**Directive**
The line holding "from matplotlib.patches import Rectangle" is the last one to output; start at the first line of the data, keep every line in between exactly, and leave out pictures.

**Stored rows**
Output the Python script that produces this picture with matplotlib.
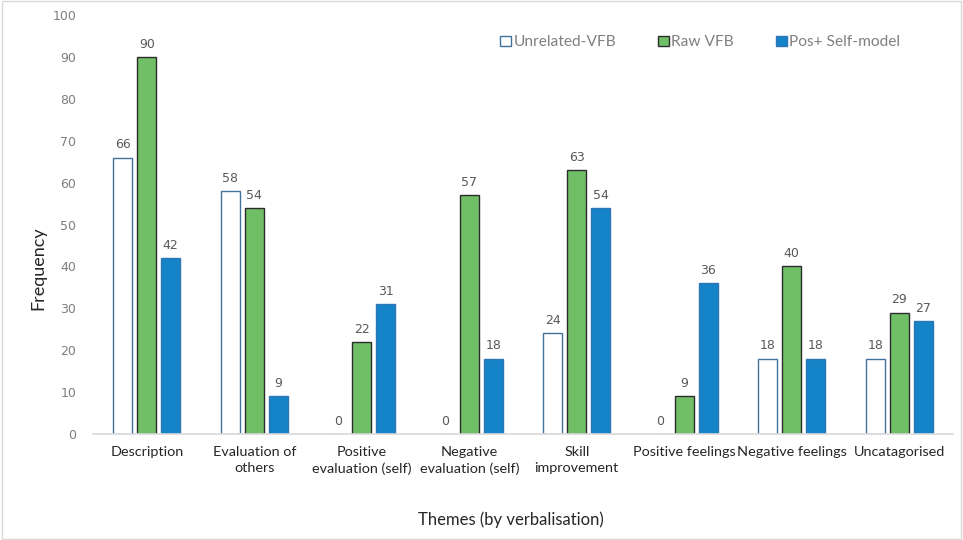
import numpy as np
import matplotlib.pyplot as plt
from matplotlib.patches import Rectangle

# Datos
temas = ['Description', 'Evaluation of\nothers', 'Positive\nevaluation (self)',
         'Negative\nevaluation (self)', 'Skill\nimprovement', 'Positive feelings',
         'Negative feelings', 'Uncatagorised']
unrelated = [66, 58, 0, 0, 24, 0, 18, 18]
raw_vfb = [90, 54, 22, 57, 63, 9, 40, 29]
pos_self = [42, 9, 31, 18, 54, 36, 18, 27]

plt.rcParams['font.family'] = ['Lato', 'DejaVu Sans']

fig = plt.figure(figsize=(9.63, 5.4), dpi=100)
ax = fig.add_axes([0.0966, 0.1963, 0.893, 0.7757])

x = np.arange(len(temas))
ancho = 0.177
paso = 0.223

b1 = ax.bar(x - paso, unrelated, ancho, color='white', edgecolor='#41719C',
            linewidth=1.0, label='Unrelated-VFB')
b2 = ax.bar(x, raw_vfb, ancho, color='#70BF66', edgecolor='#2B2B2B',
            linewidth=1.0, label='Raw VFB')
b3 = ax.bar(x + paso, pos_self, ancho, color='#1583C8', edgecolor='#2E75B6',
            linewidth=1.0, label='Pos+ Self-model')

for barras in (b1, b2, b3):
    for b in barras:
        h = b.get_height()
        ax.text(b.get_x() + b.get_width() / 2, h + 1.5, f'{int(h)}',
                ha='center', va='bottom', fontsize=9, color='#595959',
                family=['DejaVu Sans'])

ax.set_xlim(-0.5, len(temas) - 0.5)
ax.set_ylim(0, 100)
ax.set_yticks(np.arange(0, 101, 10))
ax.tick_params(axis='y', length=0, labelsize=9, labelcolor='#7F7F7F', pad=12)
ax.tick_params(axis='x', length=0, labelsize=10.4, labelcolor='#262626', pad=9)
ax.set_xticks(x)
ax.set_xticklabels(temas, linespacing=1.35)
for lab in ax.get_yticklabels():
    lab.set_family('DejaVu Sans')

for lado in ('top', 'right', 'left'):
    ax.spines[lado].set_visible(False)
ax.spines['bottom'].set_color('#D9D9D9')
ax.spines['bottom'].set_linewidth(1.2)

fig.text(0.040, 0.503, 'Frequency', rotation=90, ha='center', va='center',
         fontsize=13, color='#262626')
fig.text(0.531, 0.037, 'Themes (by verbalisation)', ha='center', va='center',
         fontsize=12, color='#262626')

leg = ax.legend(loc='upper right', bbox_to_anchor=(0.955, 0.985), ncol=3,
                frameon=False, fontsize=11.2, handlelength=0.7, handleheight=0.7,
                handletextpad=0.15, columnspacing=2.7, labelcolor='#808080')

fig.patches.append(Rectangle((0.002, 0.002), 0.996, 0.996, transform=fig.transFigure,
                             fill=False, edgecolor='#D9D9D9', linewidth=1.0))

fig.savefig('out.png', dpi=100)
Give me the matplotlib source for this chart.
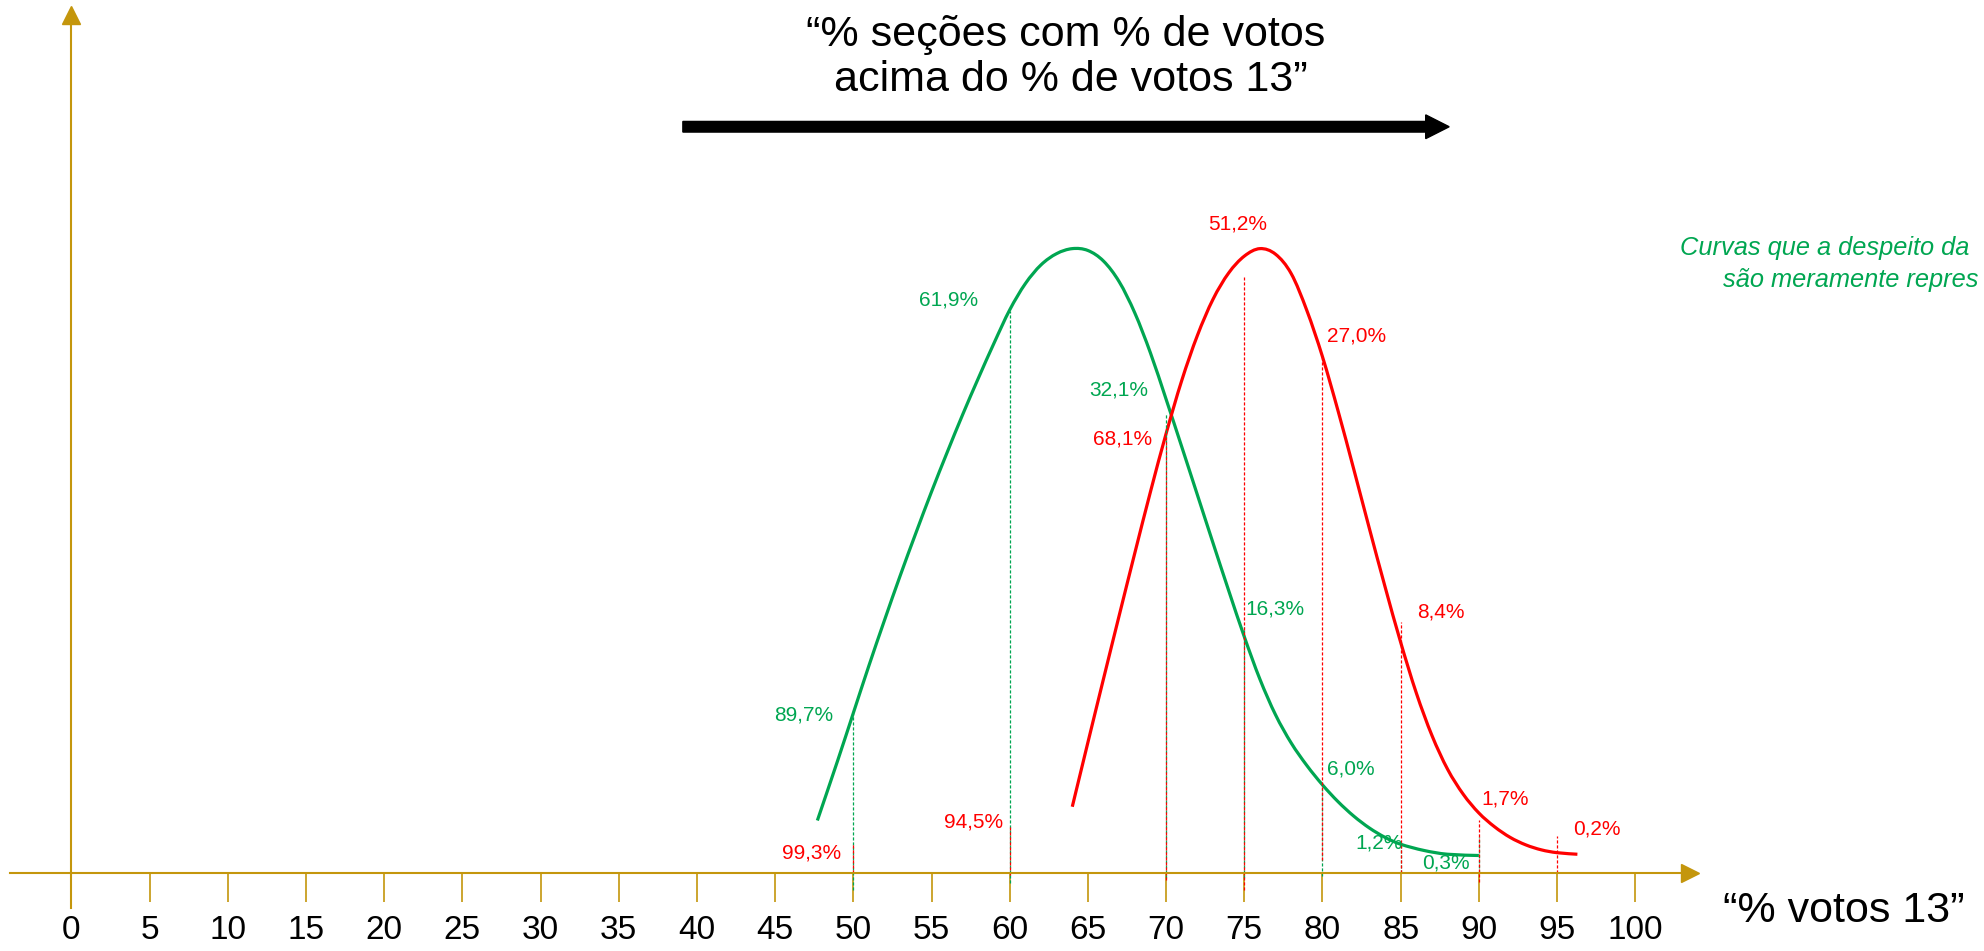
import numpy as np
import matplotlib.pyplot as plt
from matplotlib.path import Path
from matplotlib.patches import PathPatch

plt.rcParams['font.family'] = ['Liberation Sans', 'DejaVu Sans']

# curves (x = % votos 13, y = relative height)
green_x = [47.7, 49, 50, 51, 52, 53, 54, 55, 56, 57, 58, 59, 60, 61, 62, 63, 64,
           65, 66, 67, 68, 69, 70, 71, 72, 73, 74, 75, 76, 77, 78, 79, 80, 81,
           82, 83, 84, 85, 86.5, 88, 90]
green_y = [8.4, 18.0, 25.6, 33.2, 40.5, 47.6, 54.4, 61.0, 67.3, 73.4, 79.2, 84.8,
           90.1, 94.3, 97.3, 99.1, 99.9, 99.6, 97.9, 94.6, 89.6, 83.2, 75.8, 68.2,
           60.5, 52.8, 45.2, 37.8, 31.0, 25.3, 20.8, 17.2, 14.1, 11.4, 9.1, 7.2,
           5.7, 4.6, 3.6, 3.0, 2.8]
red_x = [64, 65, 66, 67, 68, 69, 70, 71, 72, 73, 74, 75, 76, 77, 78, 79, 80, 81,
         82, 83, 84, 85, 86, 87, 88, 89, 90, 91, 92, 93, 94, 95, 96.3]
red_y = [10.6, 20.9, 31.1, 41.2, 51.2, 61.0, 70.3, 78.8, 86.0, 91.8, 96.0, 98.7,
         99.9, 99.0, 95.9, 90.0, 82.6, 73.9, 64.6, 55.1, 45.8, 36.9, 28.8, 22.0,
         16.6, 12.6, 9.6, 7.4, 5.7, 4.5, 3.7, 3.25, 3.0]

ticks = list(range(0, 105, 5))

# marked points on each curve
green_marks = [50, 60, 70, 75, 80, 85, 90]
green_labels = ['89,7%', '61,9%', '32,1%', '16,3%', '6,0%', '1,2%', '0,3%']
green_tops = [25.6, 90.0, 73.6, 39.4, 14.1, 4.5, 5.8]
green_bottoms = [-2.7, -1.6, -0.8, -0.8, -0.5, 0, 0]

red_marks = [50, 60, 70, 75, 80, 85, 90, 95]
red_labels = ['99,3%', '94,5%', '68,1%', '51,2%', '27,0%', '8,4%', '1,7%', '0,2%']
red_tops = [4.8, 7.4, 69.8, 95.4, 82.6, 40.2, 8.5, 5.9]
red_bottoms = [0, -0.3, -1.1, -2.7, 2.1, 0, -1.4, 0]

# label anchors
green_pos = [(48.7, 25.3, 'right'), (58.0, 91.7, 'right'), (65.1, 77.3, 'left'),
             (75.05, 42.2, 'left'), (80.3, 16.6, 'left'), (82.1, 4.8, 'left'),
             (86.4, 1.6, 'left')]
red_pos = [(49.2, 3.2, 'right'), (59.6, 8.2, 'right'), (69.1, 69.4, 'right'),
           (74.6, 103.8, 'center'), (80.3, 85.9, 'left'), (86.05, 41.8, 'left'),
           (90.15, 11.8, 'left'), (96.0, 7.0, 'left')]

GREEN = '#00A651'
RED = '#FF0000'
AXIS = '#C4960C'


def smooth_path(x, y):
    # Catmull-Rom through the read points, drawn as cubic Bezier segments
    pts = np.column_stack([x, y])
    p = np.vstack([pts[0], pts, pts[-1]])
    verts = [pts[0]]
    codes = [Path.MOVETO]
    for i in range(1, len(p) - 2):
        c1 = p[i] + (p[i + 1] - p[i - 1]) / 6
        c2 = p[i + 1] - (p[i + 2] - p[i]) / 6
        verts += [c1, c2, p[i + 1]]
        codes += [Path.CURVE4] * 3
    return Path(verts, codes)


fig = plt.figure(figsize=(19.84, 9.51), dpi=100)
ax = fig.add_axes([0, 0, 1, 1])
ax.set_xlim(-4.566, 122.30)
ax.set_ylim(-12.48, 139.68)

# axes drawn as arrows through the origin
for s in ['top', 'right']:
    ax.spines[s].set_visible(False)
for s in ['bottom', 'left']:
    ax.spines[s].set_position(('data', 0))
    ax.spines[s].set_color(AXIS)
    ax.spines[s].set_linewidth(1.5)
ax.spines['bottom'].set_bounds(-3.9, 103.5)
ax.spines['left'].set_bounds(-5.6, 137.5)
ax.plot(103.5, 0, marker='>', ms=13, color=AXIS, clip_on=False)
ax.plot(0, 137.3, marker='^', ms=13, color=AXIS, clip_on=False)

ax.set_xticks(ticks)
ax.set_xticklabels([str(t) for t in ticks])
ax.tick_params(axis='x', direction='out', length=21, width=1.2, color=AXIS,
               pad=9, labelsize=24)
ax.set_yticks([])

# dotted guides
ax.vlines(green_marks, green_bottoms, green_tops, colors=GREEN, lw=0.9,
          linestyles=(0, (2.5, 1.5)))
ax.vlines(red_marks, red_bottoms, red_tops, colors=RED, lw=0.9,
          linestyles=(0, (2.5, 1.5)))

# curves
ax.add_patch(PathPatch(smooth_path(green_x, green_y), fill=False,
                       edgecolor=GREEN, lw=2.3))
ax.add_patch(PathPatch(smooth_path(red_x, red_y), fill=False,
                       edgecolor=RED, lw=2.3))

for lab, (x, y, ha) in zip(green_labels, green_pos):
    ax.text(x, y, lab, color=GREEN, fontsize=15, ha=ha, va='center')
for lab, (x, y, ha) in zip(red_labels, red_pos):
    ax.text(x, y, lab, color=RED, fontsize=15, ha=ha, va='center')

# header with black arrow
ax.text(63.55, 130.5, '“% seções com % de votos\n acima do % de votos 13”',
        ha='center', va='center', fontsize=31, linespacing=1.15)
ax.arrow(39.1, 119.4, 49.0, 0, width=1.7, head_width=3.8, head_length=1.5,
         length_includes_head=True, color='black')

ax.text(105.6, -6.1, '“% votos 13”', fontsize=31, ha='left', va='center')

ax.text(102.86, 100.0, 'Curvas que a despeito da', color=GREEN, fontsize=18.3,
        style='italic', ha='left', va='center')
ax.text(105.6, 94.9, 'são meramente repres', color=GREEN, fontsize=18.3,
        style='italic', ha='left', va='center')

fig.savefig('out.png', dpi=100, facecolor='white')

**Task result**
Output the Python script that produces this picture with matplotlib.
import numpy as np
import matplotlib.pyplot as plt
from matplotlib.patches import Rectangle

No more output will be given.